The truth is, it wasn't the profession or the stress that drove me to drink. It was me. I feel like in a parallel universe, even if I was doing something completely different as career, I would have still ended up in the same place.

The good news is that there is a lot of support available. Others have posted links. I'm not in NYC, but another major east coast city. We have a lawyers only AA meeting that is off the books (LCL). No doubt there are AA lawyers meetings in NYC. There is help if you want it.

After over two years sober, I find that the "stress" I had created in my life is all but gone. I still have the same job at the professional services firm.

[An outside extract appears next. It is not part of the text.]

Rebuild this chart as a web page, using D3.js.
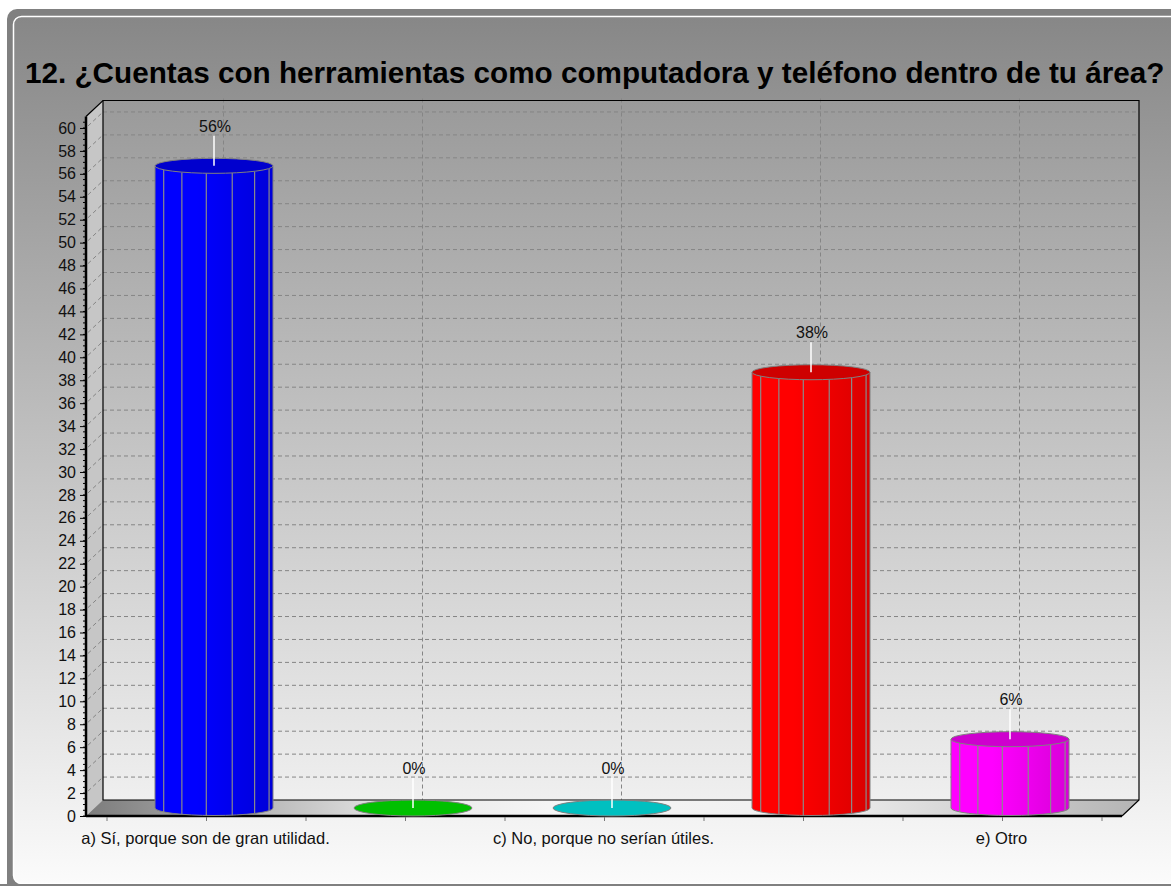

I still bill a lot of hours. I have far more responsibility and clients now than I did 2 years ago. Doing good work only breeds more opportunities for work. But the stress and professional situations that I used to drink over don't phase me anymore.

There are healthy coping mechanisms available. For me, the 12-steps changed my life, how I view my job and the corresponding stress/time commitments. There are other recovery programs too that provide skills to deal with the stress. You just have to be open-minded and wiling to do the work.

Best of luck to you.

firstymer 04-17-2015 09:29 AM

I am a lawyer who drank 6-10 drinks almost every night after work for 20 years. I am now 20 months sober.

Since getting sober, I find that my stress level (which I initially thought was caused by work) is much lower. Getting sober didn't make my job more satisfying. It just made it less stressful and, probably, easier, since I am not hungover like I often was while drinking. Sobriety hasn't made all of my problems go away (like periodic job/career satisfaction). But it has made a whole lot of other problems go away.

Feel free to send me a PM if you would like to swap stories or if you think I can offer any guidance.

Good luck. I am glad you are here with us.

Duffster 04-17-2015 10:41 AM

I got a DUI during my third year of law school! I had to notify the school and, of course, the Bar. That was fun...

It definitely wasn't the stress that led me to drink. Like digdug, I would have been an alcoholic no matter what career I chose. I no longer practice since having 2 little boys and I've found myself in an entirely different career that I am loving! It actually involves quite a bit of stress at times but I'm having the time of my life and having spent most of my career as an attorney, work stress is something that I can handle! It's also much easier to handle the stressors thrown at me now with a clear head.

Congratulations on 1 month! So great!!!!